Due to the gendered norms for sexual behavior, everything about this harms poly women far more than men. In fact, any kind of privilege can help protect you from the costs of being openly poly. It’s less costly for rich white people to be out as poly, which reinforces another stereotype: that poly people are all rich and white. (In the examples of The Photo that I listed above, you might have noticed that the feet in the bed are all as white as the bourgeois bedding from which they emerge. Of course, this is probably also because the majority of stock photos feature white people.)

Strategically devaluing disfavored relationships by “reducing” them to sex is nothing new. The same strategy has long been deployed against same-sex relationships and interracial relationships. It’s effective not only as a way of inciting disgust and disapprobation, but more insidiously as a means of othering—making the people in those relationships seem weird and alien and not like us. We fall in love and have serious relationships, butthose people are lust-driven animals. It’s okay to treat them like garbage.

It is tempting to push back by demanding that poly relationships be treated as “real” love, and distanced from sex. In a sense this can work, the way “love is love” works, to make a particular kind of relationship seem more “respectable.” But it also throws sex under the bus. When sex-negativity is weaponized against us, we can run from the weapon—reinforcing its effectiveness—or we can work on disarming it.

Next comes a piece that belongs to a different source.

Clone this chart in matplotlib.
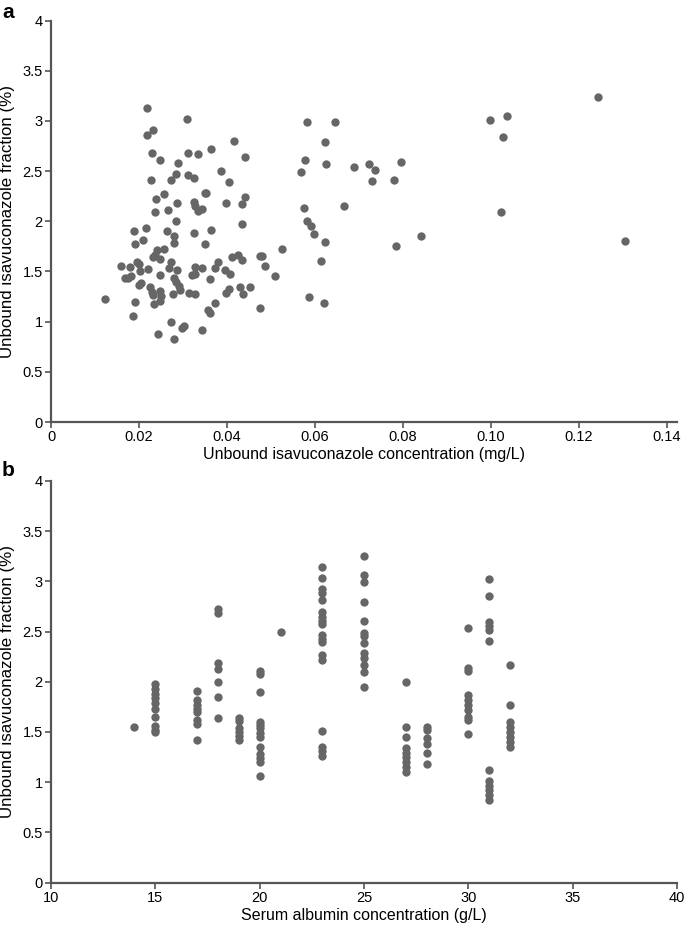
import matplotlib
matplotlib.use("Agg")
import matplotlib.pyplot as plt
import numpy as np

plt.rcParams['font.family'] = ['Liberation Sans', 'DejaVu Sans']

# ---- Panel a data: unbound concentration (mg/L) vs unbound fraction (%)
conc_a = [0.0219, 0.0309, 0.0231, 0.0218, 0.0230, 0.0248, 0.0311, 0.0334, 0.0288, 0.0227,
          0.0273, 0.0283, 0.0311, 0.0326, 0.0238, 0.0257, 0.0237, 0.0266, 0.0287, 0.0325,
          0.0327, 0.0334, 0.0283, 0.0188, 0.0217, 0.0209, 0.0191, 0.0263, 0.0279, 0.0279,
          0.0256, 0.0326, 0.0240, 0.0237, 0.0231, 0.0248, 0.0248, 0.0273, 0.0268, 0.0286,
          0.0196, 0.0199, 0.0203, 0.0221, 0.0159, 0.0180, 0.0174, 0.0168, 0.0182, 0.0204,
          0.0201, 0.0225, 0.0230, 0.0231, 0.0234, 0.0247, 0.0251, 0.0248, 0.0279, 0.0283,
          0.0290, 0.0294, 0.0277, 0.0313, 0.0327, 0.0328, 0.0328, 0.0321, 0.0122, 0.0192,
          0.0187, 0.0273, 0.0302, 0.0298, 0.0244, 0.0279,
          0.0581, 0.0645, 0.0623, 0.0417, 0.0364, 0.0442, 0.0577, 0.0624, 0.0568, 0.0688,
          0.0386, 0.0405, 0.0349, 0.0353, 0.0398, 0.0433, 0.0440, 0.0344, 0.0433, 0.0576,
          0.0665, 0.0581, 0.0590, 0.0598, 0.0623, 0.0614, 0.0364, 0.0349, 0.0526, 0.0474,
          0.0479, 0.0486, 0.0508, 0.0412, 0.0424, 0.0434, 0.0379, 0.0372, 0.0343, 0.0396,
          0.0406, 0.0362, 0.0430, 0.0436, 0.0453, 0.0398, 0.0404, 0.0373, 0.0356, 0.0362,
          0.0475, 0.0587, 0.0620, 0.0343,
          0.1243, 0.1305, 0.0998, 0.1036, 0.1027, 0.1023, 0.0723, 0.0737, 0.0729, 0.0796,
          0.0780, 0.0783, 0.0842]
frac_a = [3.13, 3.02, 2.91, 2.86, 2.68, 2.61, 2.68, 2.67, 2.58, 2.41,
          2.41, 2.47, 2.46, 2.43, 2.22, 2.27, 2.09, 2.11, 2.18, 2.19,
          2.15, 2.10, 2.00, 1.90, 1.93, 1.81, 1.77, 1.90, 1.85, 1.78,
          1.72, 1.88, 1.71, 1.66, 1.64, 1.62, 1.46, 1.59, 1.53, 1.51,
          1.59, 1.57, 1.50, 1.52, 1.55, 1.54, 1.43, 1.43, 1.45, 1.38,
          1.36, 1.34, 1.30, 1.27, 1.18, 1.31, 1.26, 1.21, 1.43, 1.39,
          1.35, 1.32, 1.28, 1.29, 1.28, 1.54, 1.47, 1.46, 1.23, 1.20,
          1.06, 1.00, 0.96, 0.94, 0.88, 0.83,
          2.99, 2.99, 2.79, 2.80, 2.72, 2.64, 2.61, 2.57, 2.49, 2.54,
          2.50, 2.39, 2.28, 2.28, 2.18, 2.17, 2.24, 2.12, 1.97, 2.13,
          2.15, 2.00, 1.95, 1.87, 1.79, 1.60, 1.91, 1.77, 1.72, 1.65,
          1.65, 1.55, 1.45, 1.64, 1.66, 1.61, 1.59, 1.53, 1.53, 1.51,
          1.47, 1.42, 1.34, 1.28, 1.34, 1.29, 1.33, 1.19, 1.12, 1.09,
          1.14, 1.25, 1.19, 0.92,
          3.24, 1.80, 3.01, 3.05, 2.84, 2.09, 2.57, 2.51, 2.40, 2.59,
          2.41, 1.75, 1.85]

# ---- Panel b data: serum albumin (g/L) vs unbound fraction (%)
alb_14 = [1.55]
alb_15 = [1.98, 1.93, 1.88, 1.84, 1.79, 1.73, 1.65, 1.56, 1.52, 1.50]
alb_17 = [1.91, 1.82, 1.77, 1.73, 1.70, 1.62, 1.58, 1.42]
alb_18 = [2.72, 2.68, 2.19, 2.13, 2.00, 1.85, 1.64]
alb_19 = [1.64, 1.61, 1.54, 1.50, 1.46, 1.42]
alb_20 = [2.11, 2.08, 1.90, 1.60, 1.57, 1.54, 1.49, 1.45, 1.35, 1.28, 1.24, 1.20, 1.06]
alb_21 = [2.50]
alb_23 = [3.14, 3.03, 2.92, 2.88, 2.81, 2.69, 2.65, 2.61, 2.58, 2.47, 2.43, 2.40, 2.27, 2.22,
          1.51, 1.35, 1.31, 1.26]
alb_25 = [3.25, 3.06, 2.99, 2.79, 2.61, 2.49, 2.46, 2.39, 2.29, 2.24, 2.17, 2.10, 1.95]
alb_27 = [2.00, 1.55, 1.45, 1.34, 1.29, 1.25, 1.20, 1.15, 1.10]
alb_28 = [1.55, 1.52, 1.44, 1.38, 1.29, 1.18]
alb_30 = [2.54, 2.14, 2.11, 1.87, 1.82, 1.77, 1.72, 1.65, 1.62, 1.48]
alb_31 = [3.02, 2.85, 2.60, 2.56, 2.52, 2.41, 1.12, 1.01, 0.96, 0.92, 0.87, 0.82]
alb_32 = [2.17, 1.77, 1.60, 1.55, 1.50, 1.45, 1.40, 1.35]
albumin_levels = [14, 15, 17, 18, 19, 20, 21, 23, 25, 27, 28, 30, 31, 32]
frac_b_groups = [alb_14, alb_15, alb_17, alb_18, alb_19, alb_20, alb_21, alb_23, alb_25,
                 alb_27, alb_28, alb_30, alb_31, alb_32]

alb_b = []
frac_b = []
for lvl, grp in zip(albumin_levels, frac_b_groups):
    alb_b += [lvl] * len(grp)
    frac_b += grp

y_ticks = [0, 0.5, 1, 1.5, 2, 2.5, 3, 3.5, 4]
y_tick_labels = ['0', '0.5', '1', '1.5', '2', '2.5', '3', '3.5', '4']
xa_ticks = [0, 0.02, 0.04, 0.06, 0.08, 0.10, 0.12, 0.14]
xa_tick_labels = ['0', '0.02', '0.04', '0.06', '0.08', '0.10', '0.12', '0.14']
xb_ticks = [10, 15, 20, 25, 30, 35, 40]
xb_tick_labels = ['10', '15', '20', '25', '30', '35', '40']

W, H = 685, 926
fig = plt.figure(figsize=(W / 100, H / 100), dpi=100)

dot_color = '#666666'
axis_color = '#555555'

def style(ax):
    for s in ['top', 'right']:
        ax.spines[s].set_visible(False)
    for s in ['left', 'bottom']:
        ax.spines[s].set_color(axis_color)
        ax.spines[s].set_linewidth(1.6)
    ax.tick_params(direction='out', length=4, width=1.2, color=axis_color,
                   labelsize=10.5, labelcolor='black', pad=2)
    ax.set_yticks(y_ticks)
    ax.set_yticklabels(y_tick_labels)
    ax.set_ylim(0, 4)

ax1 = fig.add_axes([51 / W, 1 - 422 / H, 626 / W, 401.5 / H])
ax1.scatter(conc_a, frac_a, s=36, color=dot_color, linewidths=0, clip_on=False)
style(ax1)
ax1.set_xlim(0, 0.14 * 626 / 616)
ax1.set_xticks(xa_ticks)
ax1.set_xticklabels(xa_tick_labels)
ax1.set_xlabel('Unbound isavuconazole concentration (mg/L)', fontsize=11.5, labelpad=2)
ax1.set_ylabel('Unbound isavuconazole fraction (%)', fontsize=12.2, labelpad=5)

ax2 = fig.add_axes([51 / W, 1 - 882.5 / H, 626 / W, 401.5 / H])
ax2.scatter(alb_b, frac_b, s=36, color=dot_color, linewidths=0, clip_on=False)
style(ax2)
ax2.set_xlim(10, 40)
ax2.set_xticks(xb_ticks)
ax2.set_xticklabels(xb_tick_labels)
ax2.set_xlabel('Serum albumin concentration (g/L)', fontsize=11.5, labelpad=2)
ax2.set_ylabel('Unbound isavuconazole fraction (%)', fontsize=12.2, labelpad=5)

fig.text(2 / W, 1 - 3 / H, 'a', fontsize=15, fontweight='bold', va='top', ha='left')
fig.text(2 / W, 1 - 461 / H, 'b', fontsize=15, fontweight='bold', va='top', ha='left')

fig.savefig('out.png', dpi=100)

I say “or,” but this isn’t really an either-or situation. It’s a battle that needs to be won on both fronts. We certainly need to end the stereotyping of polyamory as hypersexual, and the concomitant stigmatization of poly people and relationships. But sex-negativity has also got to go. Sex can be valuable, and sexual relationships are worth respecting—even for women—and until that message is received, someone or something will continue to be denigrated for being “too sexy,” even if it’s not always polyamory in the firing line.